►
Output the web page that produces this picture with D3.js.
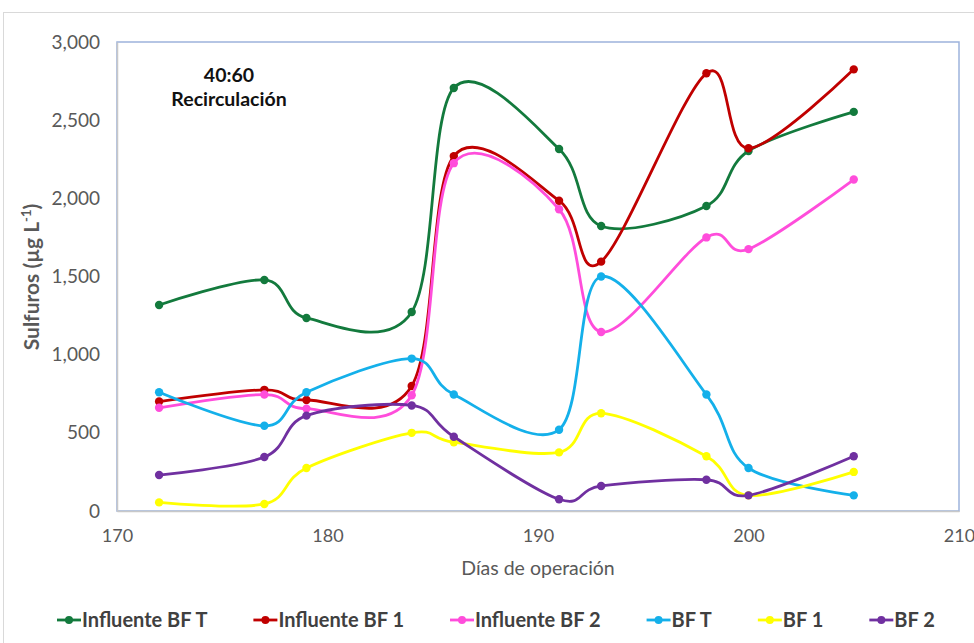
<!DOCTYPE html>
<html><head><meta charset="utf-8">
<script src="https://cdn.jsdelivr.net/npm/d3@7"></script>
<style>
body{margin:0;background:#fff;}
text{font-family:Lato,"Open Sans",sans-serif;}
</style></head>
<body><svg id="c" width="974" height="643"></svg>
<script>
const days = [172,177,179,184,186,191,193,198,200,205];
const influenteBFT = [1318,1478,1235,1273,2706,2316,1823,1951,2303,2553];
const influenteBF1 = [700,775,710,800,2270,1985,1595,2800,2320,2825];
const influenteBF2 = [660,745,655,740,2225,1930,1145,1750,1675,2120];
const bfT = [760,545,760,975,745,520,1500,745,275,100];
const bf1 = [55,45,275,500,440,375,625,350,100,250];
const bf2 = [230,345,610,675,475,75,160,200,100,350];
const seriesNames = ["Influente BF T","Influente BF 1","Influente BF 2","BF T","BF 1","BF 2"];
const seriesColors = ["#137a3d","#c00000","#ff4ddb","#14b0ea","#ffff00","#7030a0"];
const xTicks = [170,180,190,200,210];
const yTicks = [0,500,1000,1500,2000,2500,3000];

const seriesValues = [influenteBFT,influenteBF1,influenteBF2,bfT,bf1,bf2];
const svg = d3.select("#c");
const L=117,R=959,T=42,B=511;
const x = d3.scaleLinear().domain([170,210]).range([L,R]);
const y = d3.scaleLinear().domain([0,3000]).range([B,T]);
const grey="#595959";

// chart area border
svg.append("rect").attr("x",3.5).attr("y",12.5).attr("width",990).attr("height",650)
  .attr("fill","none").attr("stroke","#d9d9d9");

// plot area border
svg.append("rect").attr("x",L).attr("y",T).attr("width",R-L).attr("height",B-T)
  .attr("fill","none").attr("stroke","#9db3dc").attr("stroke-width",1.5);

// axes
const ya = svg.append("g").attr("transform",`translate(${L},0)`)
  .call(d3.axisLeft(y).tickValues(yTicks).tickSize(0).tickPadding(17).tickFormat(d3.format(",")));
const xa = svg.append("g").attr("transform",`translate(0,${B})`)
  .call(d3.axisBottom(x).tickValues(xTicks).tickSize(0).tickPadding(18));
[ya,xa].forEach(a=>{
  a.select(".domain").attr("stroke","#c8c8c8").attr("stroke-width",1.5);
  a.selectAll("text").attr("fill",grey).style("font-size","19px").style("font-family","Lato,sans-serif");
});
xa.selectAll("text").style("font-size","18px");

// axis titles
svg.append("text").attr("x",(L+R)/2).attr("y",575).attr("text-anchor","middle")
  .attr("fill",grey).style("font-size","19.5px").text("Días de operación");
const yt = svg.append("text").attr("transform","translate(39,277) rotate(-90)")
  .attr("text-anchor","middle").attr("fill",grey).style("font-size","21px").style("font-weight","bold");
yt.append("tspan").text("Sulfuros (µg L");
yt.append("tspan").attr("dy",-8).style("font-size","13px").text("-1");
yt.append("tspan").attr("dy",8).text(")");

// annotation
svg.append("text").attr("x",229).attr("y",82).attr("text-anchor","middle")
  .style("font-size","19.5px").style("font-weight","bold").attr("fill","#111").text("40:60");
svg.append("text").attr("x",229).attr("y",106).attr("text-anchor","middle")
  .style("font-size","19.5px").style("font-weight","bold").attr("fill","#111").text("Recirculación");

// lines
const line = d3.line().x(d=>x(d[0])).y(d=>y(d[1])).curve(d3.curveCardinal.tension(0));
seriesValues.forEach((vals,i)=>{
  const pts = days.map((d,j)=>[d,vals[j]]);
  const g = svg.append("g");
  g.append("path").attr("d",line(pts)).attr("fill","none")
    .attr("stroke",seriesColors[i]).attr("stroke-width",2.8);
  g.selectAll("circle").data(pts).join("circle")
    .attr("cx",d=>x(d[0])).attr("cy",d=>y(d[1])).attr("r",4.2).attr("fill",seriesColors[i]);
});

// legend
let lx = 57;
const ly = 620;
seriesNames.forEach((n,i)=>{
  const g = svg.append("g");
  g.append("line").attr("x1",lx).attr("x2",lx+24).attr("y1",ly).attr("y2",ly)
    .attr("stroke",seriesColors[i]).attr("stroke-width",2.8);
  g.append("circle").attr("cx",lx+12).attr("cy",ly).attr("r",4).attr("fill",seriesColors[i]);
  const t = g.append("text").attr("x",lx+25).attr("y",ly+7).attr("fill","#404040")
    .style("font-size","20px").style("font-weight","bold").text(n);
  lx += 25 + t.node().getComputedTextLength() + 46;
});
</script></body></html>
◄
CHALLENGE →
Return only the lines running from the top of the data to the line that holds "const yTicks = [0,500,1000,1500,2000,2500,3000];". Include both of those lines, but skip the pictures.

TASK RESPONSE →
Output the web page that produces this picture with D3.js.
<!DOCTYPE html>
<html><head><meta charset="utf-8">
<script src="https://cdn.jsdelivr.net/npm/d3@7"></script>
<style>
body{margin:0;background:#fff;}
text{font-family:Lato,"Open Sans",sans-serif;}
</style></head>
<body><svg id="c" width="974" height="643"></svg>
<script>
const days = [172,177,179,184,186,191,193,198,200,205];
const influenteBFT = [1318,1478,1235,1273,2706,2316,1823,1951,2303,2553];
const influenteBF1 = [700,775,710,800,2270,1985,1595,2800,2320,2825];
const influenteBF2 = [660,745,655,740,2225,1930,1145,1750,1675,2120];
const bfT = [760,545,760,975,745,520,1500,745,275,100];
const bf1 = [55,45,275,500,440,375,625,350,100,250];
const bf2 = [230,345,610,675,475,75,160,200,100,350];
const seriesNames = ["Influente BF T","Influente BF 1","Influente BF 2","BF T","BF 1","BF 2"];
const seriesColors = ["#137a3d","#c00000","#ff4ddb","#14b0ea","#ffff00","#7030a0"];
const xTicks = [170,180,190,200,210];
const yTicks = [0,500,1000,1500,2000,2500,3000];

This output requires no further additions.